Begin Dataset excerpts
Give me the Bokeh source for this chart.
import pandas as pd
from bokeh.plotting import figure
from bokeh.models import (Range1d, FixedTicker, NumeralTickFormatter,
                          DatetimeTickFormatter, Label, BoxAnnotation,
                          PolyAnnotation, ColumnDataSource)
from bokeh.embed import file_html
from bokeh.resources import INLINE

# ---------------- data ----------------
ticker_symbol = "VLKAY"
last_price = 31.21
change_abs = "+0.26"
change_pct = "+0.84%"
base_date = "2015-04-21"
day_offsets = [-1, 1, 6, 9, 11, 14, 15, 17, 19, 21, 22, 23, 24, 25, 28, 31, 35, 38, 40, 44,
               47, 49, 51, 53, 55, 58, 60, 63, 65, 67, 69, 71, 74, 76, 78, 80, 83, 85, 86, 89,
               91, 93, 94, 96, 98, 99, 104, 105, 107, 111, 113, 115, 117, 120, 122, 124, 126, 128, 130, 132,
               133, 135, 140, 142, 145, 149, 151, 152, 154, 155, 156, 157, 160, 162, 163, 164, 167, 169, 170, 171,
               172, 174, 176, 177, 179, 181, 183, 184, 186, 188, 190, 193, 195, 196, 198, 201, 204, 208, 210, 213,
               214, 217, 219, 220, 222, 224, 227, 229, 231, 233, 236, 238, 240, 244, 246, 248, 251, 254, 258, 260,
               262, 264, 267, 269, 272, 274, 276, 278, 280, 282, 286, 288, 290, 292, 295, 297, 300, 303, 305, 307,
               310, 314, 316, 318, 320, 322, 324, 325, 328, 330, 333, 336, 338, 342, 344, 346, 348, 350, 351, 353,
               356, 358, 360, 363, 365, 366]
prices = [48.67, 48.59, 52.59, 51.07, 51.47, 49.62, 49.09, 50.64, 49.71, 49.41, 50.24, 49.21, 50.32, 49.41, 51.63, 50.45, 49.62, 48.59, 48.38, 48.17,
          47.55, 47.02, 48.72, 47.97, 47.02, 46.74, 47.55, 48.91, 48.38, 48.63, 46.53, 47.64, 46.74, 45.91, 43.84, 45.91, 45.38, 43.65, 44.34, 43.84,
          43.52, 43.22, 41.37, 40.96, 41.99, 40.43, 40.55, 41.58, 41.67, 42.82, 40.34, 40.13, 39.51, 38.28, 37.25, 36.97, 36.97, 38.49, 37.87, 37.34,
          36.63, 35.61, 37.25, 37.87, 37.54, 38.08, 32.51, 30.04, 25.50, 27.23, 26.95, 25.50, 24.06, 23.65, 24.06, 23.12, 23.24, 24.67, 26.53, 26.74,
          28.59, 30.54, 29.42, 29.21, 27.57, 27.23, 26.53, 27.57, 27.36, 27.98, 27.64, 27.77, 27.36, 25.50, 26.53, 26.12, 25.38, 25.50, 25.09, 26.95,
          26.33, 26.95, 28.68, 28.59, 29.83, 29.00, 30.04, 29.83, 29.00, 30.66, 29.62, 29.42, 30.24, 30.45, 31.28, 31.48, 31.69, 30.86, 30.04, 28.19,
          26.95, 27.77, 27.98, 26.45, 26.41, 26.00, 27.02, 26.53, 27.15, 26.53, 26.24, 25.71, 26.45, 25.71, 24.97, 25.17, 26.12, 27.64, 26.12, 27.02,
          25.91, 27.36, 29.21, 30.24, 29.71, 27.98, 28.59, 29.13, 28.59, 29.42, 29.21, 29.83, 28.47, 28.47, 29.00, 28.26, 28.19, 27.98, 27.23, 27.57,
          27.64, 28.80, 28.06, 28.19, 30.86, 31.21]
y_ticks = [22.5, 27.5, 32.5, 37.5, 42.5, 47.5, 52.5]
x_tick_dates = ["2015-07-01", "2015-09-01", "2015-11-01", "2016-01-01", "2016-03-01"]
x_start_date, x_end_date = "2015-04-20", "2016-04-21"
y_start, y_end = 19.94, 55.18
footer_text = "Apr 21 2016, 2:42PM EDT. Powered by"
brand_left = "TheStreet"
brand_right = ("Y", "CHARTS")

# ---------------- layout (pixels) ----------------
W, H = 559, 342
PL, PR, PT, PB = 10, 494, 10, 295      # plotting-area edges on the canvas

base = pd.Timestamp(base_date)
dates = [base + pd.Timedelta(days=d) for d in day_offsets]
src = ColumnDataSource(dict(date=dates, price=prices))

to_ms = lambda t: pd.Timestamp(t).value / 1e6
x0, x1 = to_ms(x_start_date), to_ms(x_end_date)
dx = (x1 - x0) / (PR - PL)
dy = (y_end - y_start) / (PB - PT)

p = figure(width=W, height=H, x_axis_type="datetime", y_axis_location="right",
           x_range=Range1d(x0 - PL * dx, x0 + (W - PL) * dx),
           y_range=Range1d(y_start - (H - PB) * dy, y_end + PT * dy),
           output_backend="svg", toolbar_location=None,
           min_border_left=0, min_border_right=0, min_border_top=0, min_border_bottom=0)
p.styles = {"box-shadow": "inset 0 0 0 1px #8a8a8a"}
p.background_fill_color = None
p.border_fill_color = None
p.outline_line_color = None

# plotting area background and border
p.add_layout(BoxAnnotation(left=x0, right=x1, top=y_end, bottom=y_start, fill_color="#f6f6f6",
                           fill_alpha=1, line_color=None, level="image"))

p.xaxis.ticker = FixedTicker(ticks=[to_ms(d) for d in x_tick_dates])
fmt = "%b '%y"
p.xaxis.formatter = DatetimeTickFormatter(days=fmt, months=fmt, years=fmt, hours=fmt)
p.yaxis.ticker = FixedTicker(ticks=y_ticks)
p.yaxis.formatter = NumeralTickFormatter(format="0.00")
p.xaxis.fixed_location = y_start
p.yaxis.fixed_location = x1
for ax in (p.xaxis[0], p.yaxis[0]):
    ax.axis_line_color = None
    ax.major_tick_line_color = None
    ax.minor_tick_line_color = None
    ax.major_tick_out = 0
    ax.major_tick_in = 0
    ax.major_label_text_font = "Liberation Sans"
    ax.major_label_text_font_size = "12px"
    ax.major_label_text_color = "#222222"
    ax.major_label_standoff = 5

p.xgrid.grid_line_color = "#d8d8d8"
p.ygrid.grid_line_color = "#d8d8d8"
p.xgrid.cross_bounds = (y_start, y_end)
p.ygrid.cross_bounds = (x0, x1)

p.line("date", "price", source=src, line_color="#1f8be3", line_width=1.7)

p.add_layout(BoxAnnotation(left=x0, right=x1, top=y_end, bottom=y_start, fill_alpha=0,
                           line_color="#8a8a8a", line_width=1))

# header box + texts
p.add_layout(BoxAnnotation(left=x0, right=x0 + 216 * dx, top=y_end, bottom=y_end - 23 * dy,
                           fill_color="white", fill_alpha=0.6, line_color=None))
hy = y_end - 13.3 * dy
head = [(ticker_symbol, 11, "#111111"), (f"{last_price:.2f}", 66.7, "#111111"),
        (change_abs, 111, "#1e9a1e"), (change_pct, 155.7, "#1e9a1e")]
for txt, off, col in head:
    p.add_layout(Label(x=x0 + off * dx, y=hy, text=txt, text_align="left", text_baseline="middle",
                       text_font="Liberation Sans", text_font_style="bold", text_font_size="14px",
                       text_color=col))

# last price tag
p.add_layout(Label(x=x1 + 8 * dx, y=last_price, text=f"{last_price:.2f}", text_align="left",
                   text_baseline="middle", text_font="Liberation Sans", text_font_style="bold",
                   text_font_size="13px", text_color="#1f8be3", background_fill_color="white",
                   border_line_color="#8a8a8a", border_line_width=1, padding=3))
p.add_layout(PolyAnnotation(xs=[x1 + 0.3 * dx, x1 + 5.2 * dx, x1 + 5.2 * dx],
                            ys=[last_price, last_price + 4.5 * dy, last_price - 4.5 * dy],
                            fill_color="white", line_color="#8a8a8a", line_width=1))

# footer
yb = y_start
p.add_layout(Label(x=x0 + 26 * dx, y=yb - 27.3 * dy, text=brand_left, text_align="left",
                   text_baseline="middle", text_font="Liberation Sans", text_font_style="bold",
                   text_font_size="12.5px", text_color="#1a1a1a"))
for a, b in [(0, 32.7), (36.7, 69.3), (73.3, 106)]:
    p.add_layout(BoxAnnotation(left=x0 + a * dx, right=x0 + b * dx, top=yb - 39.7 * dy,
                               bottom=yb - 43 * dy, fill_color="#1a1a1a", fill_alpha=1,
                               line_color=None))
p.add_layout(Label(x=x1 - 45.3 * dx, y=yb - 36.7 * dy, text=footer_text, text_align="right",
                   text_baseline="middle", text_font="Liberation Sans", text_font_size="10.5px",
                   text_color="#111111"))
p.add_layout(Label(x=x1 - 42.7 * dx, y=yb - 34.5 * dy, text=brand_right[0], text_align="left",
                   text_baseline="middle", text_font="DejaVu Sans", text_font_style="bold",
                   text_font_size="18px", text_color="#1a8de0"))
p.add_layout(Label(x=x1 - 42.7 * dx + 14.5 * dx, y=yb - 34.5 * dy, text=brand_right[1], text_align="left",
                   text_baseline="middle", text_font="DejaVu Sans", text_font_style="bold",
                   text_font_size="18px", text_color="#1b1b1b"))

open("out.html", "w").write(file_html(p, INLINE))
End Dataset excerpts
Begin Dataset excerpts
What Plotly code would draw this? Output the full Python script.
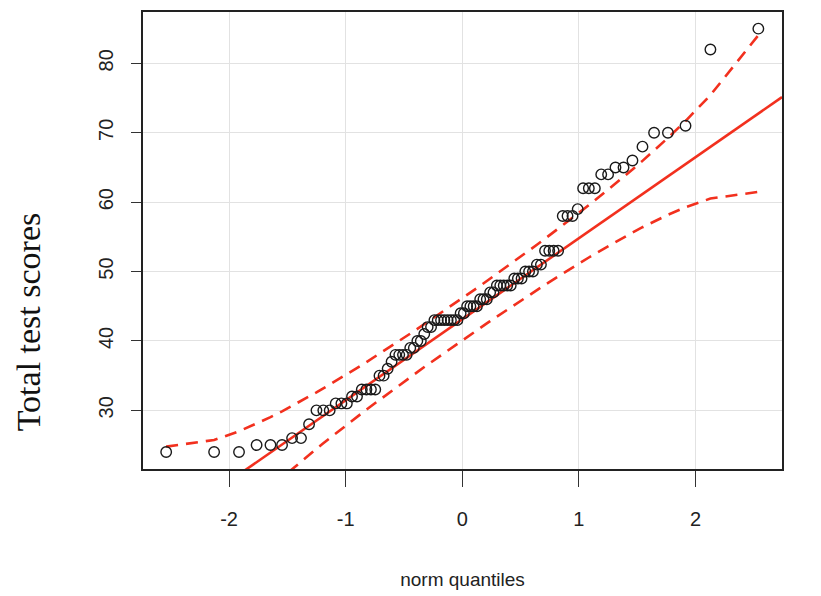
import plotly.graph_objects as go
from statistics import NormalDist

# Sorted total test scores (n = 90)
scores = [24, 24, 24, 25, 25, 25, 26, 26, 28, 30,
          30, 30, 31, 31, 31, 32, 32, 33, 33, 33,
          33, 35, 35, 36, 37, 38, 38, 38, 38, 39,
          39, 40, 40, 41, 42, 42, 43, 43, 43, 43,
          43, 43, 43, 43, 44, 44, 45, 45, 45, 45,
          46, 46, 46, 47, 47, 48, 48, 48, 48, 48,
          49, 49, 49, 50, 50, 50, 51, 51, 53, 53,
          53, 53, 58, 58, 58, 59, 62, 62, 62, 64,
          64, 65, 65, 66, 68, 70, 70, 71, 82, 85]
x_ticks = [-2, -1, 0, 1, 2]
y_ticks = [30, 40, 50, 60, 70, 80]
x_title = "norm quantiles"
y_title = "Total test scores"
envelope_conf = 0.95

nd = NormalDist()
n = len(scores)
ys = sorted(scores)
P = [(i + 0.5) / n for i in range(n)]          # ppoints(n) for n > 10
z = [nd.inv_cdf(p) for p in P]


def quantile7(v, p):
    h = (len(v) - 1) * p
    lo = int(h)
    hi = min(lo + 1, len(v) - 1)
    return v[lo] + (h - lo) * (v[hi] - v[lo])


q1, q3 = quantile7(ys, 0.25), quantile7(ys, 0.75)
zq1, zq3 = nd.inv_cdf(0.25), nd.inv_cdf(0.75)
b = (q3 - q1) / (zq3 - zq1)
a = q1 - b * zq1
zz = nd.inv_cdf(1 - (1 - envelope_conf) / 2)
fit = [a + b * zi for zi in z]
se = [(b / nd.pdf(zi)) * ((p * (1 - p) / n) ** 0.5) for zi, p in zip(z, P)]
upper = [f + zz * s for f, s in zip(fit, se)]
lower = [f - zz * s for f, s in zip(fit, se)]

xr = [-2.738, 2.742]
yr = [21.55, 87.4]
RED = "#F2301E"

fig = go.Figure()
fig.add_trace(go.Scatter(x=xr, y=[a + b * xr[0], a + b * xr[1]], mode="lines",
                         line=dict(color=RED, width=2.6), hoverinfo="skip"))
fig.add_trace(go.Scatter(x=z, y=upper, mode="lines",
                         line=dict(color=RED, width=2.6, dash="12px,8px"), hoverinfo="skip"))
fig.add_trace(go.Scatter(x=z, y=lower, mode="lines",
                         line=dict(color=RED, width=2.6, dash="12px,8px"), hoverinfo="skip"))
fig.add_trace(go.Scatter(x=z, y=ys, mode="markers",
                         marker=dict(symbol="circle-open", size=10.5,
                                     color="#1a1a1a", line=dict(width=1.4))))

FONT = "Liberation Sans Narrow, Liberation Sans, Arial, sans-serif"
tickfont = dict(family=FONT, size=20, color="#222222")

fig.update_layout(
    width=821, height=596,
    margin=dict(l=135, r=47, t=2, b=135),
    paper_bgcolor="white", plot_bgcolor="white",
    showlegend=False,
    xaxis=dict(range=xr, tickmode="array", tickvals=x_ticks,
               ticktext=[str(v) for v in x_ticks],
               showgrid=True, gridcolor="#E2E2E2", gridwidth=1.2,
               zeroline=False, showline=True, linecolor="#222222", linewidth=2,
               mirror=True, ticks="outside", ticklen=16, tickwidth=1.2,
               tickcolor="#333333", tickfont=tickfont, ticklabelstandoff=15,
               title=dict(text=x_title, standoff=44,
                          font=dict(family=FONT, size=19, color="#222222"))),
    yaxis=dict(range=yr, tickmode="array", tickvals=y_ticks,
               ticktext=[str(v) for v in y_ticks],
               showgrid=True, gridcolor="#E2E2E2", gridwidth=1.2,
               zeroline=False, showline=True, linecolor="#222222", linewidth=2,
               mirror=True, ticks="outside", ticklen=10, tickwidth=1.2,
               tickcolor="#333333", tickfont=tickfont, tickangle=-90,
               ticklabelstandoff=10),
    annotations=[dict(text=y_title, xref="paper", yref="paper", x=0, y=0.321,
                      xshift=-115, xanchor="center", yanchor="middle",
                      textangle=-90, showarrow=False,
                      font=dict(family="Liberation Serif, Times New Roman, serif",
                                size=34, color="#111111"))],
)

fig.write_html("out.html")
End Dataset excerpts
What to produce >> Without any pictures, set down the lines from the one holding "What Plotly code" through the one holding "from statistics import NormalDist".

Final answer >>
What Plotly code would draw this? Output the full Python script.
import plotly.graph_objects as go
from statistics import NormalDist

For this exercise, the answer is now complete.